▸ WHAT YOU WILL DO: Set down the data below without change, skipping the pictures it holds.

▸ MATERIAL:
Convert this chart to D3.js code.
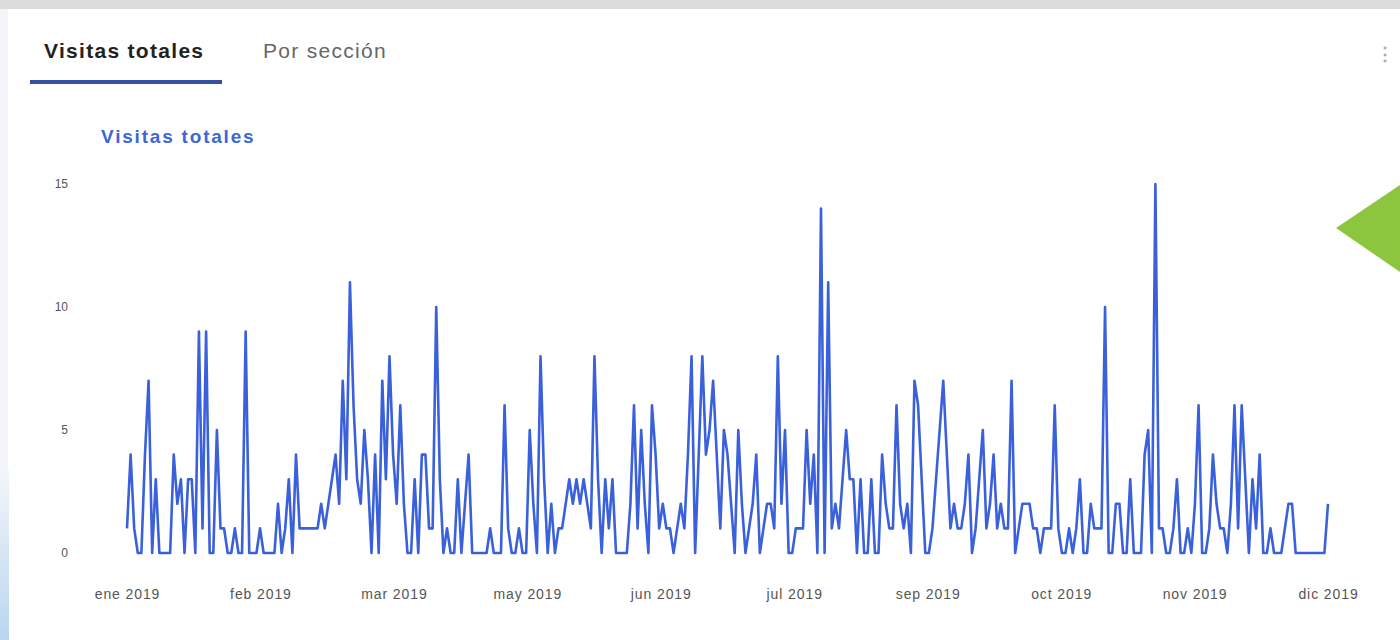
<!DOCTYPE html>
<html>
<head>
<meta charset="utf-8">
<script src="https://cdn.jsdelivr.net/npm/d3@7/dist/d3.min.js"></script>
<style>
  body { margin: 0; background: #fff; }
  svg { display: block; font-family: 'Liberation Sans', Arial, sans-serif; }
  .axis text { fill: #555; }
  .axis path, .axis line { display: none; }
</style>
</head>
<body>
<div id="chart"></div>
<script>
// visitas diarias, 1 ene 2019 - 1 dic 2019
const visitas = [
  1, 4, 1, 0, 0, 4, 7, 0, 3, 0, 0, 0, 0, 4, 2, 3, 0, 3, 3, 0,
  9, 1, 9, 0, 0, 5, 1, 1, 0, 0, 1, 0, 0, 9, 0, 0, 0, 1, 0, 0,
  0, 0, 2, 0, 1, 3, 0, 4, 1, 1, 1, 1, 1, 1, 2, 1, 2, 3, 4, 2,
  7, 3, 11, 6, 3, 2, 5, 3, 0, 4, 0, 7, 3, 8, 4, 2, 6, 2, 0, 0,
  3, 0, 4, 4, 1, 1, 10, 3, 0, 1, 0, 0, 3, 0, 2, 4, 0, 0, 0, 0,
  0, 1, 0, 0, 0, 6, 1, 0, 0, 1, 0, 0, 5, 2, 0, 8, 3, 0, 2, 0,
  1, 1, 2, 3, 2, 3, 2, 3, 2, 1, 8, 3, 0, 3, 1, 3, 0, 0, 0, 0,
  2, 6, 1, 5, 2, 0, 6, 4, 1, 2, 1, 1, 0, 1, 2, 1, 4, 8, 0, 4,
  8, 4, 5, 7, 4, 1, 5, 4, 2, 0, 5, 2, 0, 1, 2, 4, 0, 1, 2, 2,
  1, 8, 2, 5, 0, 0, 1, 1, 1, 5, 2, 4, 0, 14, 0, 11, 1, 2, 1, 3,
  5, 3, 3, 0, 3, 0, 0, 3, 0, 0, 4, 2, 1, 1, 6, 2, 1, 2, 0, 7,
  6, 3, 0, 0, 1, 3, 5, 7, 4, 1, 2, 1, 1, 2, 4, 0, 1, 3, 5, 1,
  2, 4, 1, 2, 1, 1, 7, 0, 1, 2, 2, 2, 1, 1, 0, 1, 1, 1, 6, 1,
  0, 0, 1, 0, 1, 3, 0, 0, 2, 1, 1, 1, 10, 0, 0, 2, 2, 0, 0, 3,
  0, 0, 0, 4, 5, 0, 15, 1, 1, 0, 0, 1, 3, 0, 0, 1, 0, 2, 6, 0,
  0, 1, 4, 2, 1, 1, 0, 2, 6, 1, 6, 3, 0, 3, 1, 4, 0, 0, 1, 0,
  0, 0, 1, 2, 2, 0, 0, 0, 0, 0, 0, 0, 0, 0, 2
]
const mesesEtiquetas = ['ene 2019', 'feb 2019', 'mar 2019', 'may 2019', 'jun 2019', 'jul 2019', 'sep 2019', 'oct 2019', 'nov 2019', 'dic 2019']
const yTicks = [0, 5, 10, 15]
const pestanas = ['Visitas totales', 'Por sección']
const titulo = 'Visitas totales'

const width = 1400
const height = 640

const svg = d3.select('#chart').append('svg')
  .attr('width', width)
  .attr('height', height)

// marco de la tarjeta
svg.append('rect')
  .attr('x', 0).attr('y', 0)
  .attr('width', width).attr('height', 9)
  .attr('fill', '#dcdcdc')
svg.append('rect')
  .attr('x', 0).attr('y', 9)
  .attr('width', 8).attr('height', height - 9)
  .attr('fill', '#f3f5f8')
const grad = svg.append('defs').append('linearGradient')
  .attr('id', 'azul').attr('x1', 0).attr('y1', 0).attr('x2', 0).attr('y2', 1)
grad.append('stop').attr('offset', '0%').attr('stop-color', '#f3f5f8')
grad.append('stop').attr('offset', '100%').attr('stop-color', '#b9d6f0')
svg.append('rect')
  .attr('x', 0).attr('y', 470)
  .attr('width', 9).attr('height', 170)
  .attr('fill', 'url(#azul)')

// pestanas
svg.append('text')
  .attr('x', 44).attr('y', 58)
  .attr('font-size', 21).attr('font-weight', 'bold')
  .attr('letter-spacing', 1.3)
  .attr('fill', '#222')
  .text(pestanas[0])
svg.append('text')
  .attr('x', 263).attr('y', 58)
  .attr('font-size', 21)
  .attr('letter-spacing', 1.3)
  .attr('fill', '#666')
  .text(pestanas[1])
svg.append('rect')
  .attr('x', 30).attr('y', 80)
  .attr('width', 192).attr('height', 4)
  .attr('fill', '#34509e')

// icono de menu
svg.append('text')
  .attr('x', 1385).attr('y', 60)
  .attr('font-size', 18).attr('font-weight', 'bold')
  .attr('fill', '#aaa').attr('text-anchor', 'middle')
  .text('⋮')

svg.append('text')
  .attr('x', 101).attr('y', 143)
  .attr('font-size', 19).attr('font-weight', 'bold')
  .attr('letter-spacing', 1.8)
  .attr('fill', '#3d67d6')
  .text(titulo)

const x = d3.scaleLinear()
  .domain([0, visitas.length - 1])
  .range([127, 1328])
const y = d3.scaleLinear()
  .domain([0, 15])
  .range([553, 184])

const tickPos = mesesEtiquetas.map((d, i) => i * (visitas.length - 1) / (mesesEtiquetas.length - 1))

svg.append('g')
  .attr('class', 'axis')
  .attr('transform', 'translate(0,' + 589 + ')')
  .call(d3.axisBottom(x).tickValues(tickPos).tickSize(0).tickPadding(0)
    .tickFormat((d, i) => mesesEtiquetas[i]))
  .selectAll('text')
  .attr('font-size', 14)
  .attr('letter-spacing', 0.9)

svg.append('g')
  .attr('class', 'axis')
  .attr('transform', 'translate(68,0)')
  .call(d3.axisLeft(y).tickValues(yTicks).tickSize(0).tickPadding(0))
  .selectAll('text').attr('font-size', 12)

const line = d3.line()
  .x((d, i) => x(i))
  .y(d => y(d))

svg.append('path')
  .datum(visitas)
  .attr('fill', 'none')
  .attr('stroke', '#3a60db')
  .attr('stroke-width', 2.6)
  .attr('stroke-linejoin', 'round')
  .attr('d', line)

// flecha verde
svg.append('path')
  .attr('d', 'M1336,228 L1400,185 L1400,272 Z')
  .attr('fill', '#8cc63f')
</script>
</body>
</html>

▸ EXERCISE OUTPUT:
Convert this chart to D3.js code.
<!DOCTYPE html>
<html>
<head>
<meta charset="utf-8">
<script src="https://cdn.jsdelivr.net/npm/d3@7/dist/d3.min.js"></script>
<style>
  body { margin: 0; background: #fff; }
  svg { display: block; font-family: 'Liberation Sans', Arial, sans-serif; }
  .axis text { fill: #555; }
  .axis path, .axis line { display: none; }
</style>
</head>
<body>
<div id="chart"></div>
<script>
// visitas diarias, 1 ene 2019 - 1 dic 2019
const visitas = [
  1, 4, 1, 0, 0, 4, 7, 0, 3, 0, 0, 0, 0, 4, 2, 3, 0, 3, 3, 0,
  9, 1, 9, 0, 0, 5, 1, 1, 0, 0, 1, 0, 0, 9, 0, 0, 0, 1, 0, 0,
  0, 0, 2, 0, 1, 3, 0, 4, 1, 1, 1, 1, 1, 1, 2, 1, 2, 3, 4, 2,
  7, 3, 11, 6, 3, 2, 5, 3, 0, 4, 0, 7, 3, 8, 4, 2, 6, 2, 0, 0,
  3, 0, 4, 4, 1, 1, 10, 3, 0, 1, 0, 0, 3, 0, 2, 4, 0, 0, 0, 0,
  0, 1, 0, 0, 0, 6, 1, 0, 0, 1, 0, 0, 5, 2, 0, 8, 3, 0, 2, 0,
  1, 1, 2, 3, 2, 3, 2, 3, 2, 1, 8, 3, 0, 3, 1, 3, 0, 0, 0, 0,
  2, 6, 1, 5, 2, 0, 6, 4, 1, 2, 1, 1, 0, 1, 2, 1, 4, 8, 0, 4,
  8, 4, 5, 7, 4, 1, 5, 4, 2, 0, 5, 2, 0, 1, 2, 4, 0, 1, 2, 2,
  1, 8, 2, 5, 0, 0, 1, 1, 1, 5, 2, 4, 0, 14, 0, 11, 1, 2, 1, 3,
  5, 3, 3, 0, 3, 0, 0, 3, 0, 0, 4, 2, 1, 1, 6, 2, 1, 2, 0, 7,
  6, 3, 0, 0, 1, 3, 5, 7, 4, 1, 2, 1, 1, 2, 4, 0, 1, 3, 5, 1,
  2, 4, 1, 2, 1, 1, 7, 0, 1, 2, 2, 2, 1, 1, 0, 1, 1, 1, 6, 1,
  0, 0, 1, 0, 1, 3, 0, 0, 2, 1, 1, 1, 10, 0, 0, 2, 2, 0, 0, 3,
  0, 0, 0, 4, 5, 0, 15, 1, 1, 0, 0, 1, 3, 0, 0, 1, 0, 2, 6, 0,
  0, 1, 4, 2, 1, 1, 0, 2, 6, 1, 6, 3, 0, 3, 1, 4, 0, 0, 1, 0,
  0, 0, 1, 2, 2, 0, 0, 0, 0, 0, 0, 0, 0, 0, 2
]
const mesesEtiquetas = ['ene 2019', 'feb 2019', 'mar 2019', 'may 2019', 'jun 2019', 'jul 2019', 'sep 2019', 'oct 2019', 'nov 2019', 'dic 2019']
const yTicks = [0, 5, 10, 15]
const pestanas = ['Visitas totales', 'Por sección']
const titulo = 'Visitas totales'

const width = 1400
const height = 640

const svg = d3.select('#chart').append('svg')
  .attr('width', width)
  .attr('height', height)

// marco de la tarjeta
svg.append('rect')
  .attr('x', 0).attr('y', 0)
  .attr('width', width).attr('height', 9)
  .attr('fill', '#dcdcdc')
svg.append('rect')
  .attr('x', 0).attr('y', 9)
  .attr('width', 8).attr('height', height - 9)
  .attr('fill', '#f3f5f8')
const grad = svg.append('defs').append('linearGradient')
  .attr('id', 'azul').attr('x1', 0).attr('y1', 0).attr('x2', 0).attr('y2', 1)
grad.append('stop').attr('offset', '0%').attr('stop-color', '#f3f5f8')
grad.append('stop').attr('offset', '100%').attr('stop-color', '#b9d6f0')
svg.append('rect')
  .attr('x', 0).attr('y', 470)
  .attr('width', 9).attr('height', 170)
  .attr('fill', 'url(#azul)')

// pestanas
svg.append('text')
  .attr('x', 44).attr('y', 58)
  .attr('font-size', 21).attr('font-weight', 'bold')
  .attr('letter-spacing', 1.3)
  .attr('fill', '#222')
  .text(pestanas[0])
svg.append('text')
  .attr('x', 263).attr('y', 58)
  .attr('font-size', 21)
  .attr('letter-spacing', 1.3)
  .attr('fill', '#666')
  .text(pestanas[1])
svg.append('rect')
  .attr('x', 30).attr('y', 80)
  .attr('width', 192).attr('height', 4)
  .attr('fill', '#34509e')

// icono de menu
svg.append('text')
  .attr('x', 1385).attr('y', 60)
  .attr('font-size', 18).attr('font-weight', 'bold')
  .attr('fill', '#aaa').attr('text-anchor', 'middle')
  .text('⋮')

svg.append('text')
  .attr('x', 101).attr('y', 143)
  .attr('font-size', 19).attr('font-weight', 'bold')
  .attr('letter-spacing', 1.8)
  .attr('fill', '#3d67d6')
  .text(titulo)

const x = d3.scaleLinear()
  .domain([0, visitas.length - 1])
  .range([127, 1328])
const y = d3.scaleLinear()
  .domain([0, 15])
  .range([553, 184])

const tickPos = mesesEtiquetas.map((d, i) => i * (visitas.length - 1) / (mesesEtiquetas.length - 1))

svg.append('g')
  .attr('class', 'axis')
  .attr('transform', 'translate(0,' + 589 + ')')
  .call(d3.axisBottom(x).tickValues(tickPos).tickSize(0).tickPadding(0)
    .tickFormat((d, i) => mesesEtiquetas[i]))
  .selectAll('text')
  .attr('font-size', 14)
  .attr('letter-spacing', 0.9)

svg.append('g')
  .attr('class', 'axis')
  .attr('transform', 'translate(68,0)')
  .call(d3.axisLeft(y).tickValues(yTicks).tickSize(0).tickPadding(0))
  .selectAll('text').attr('font-size', 12)

const line = d3.line()
  .x((d, i) => x(i))
  .y(d => y(d))

svg.append('path')
  .datum(visitas)
  .attr('fill', 'none')
  .attr('stroke', '#3a60db')
  .attr('stroke-width', 2.6)
  .attr('stroke-linejoin', 'round')
  .attr('d', line)

// flecha verde
svg.append('path')
  .attr('d', 'M1336,228 L1400,185 L1400,272 Z')
  .attr('fill', '#8cc63f')
</script>
</body>
</html>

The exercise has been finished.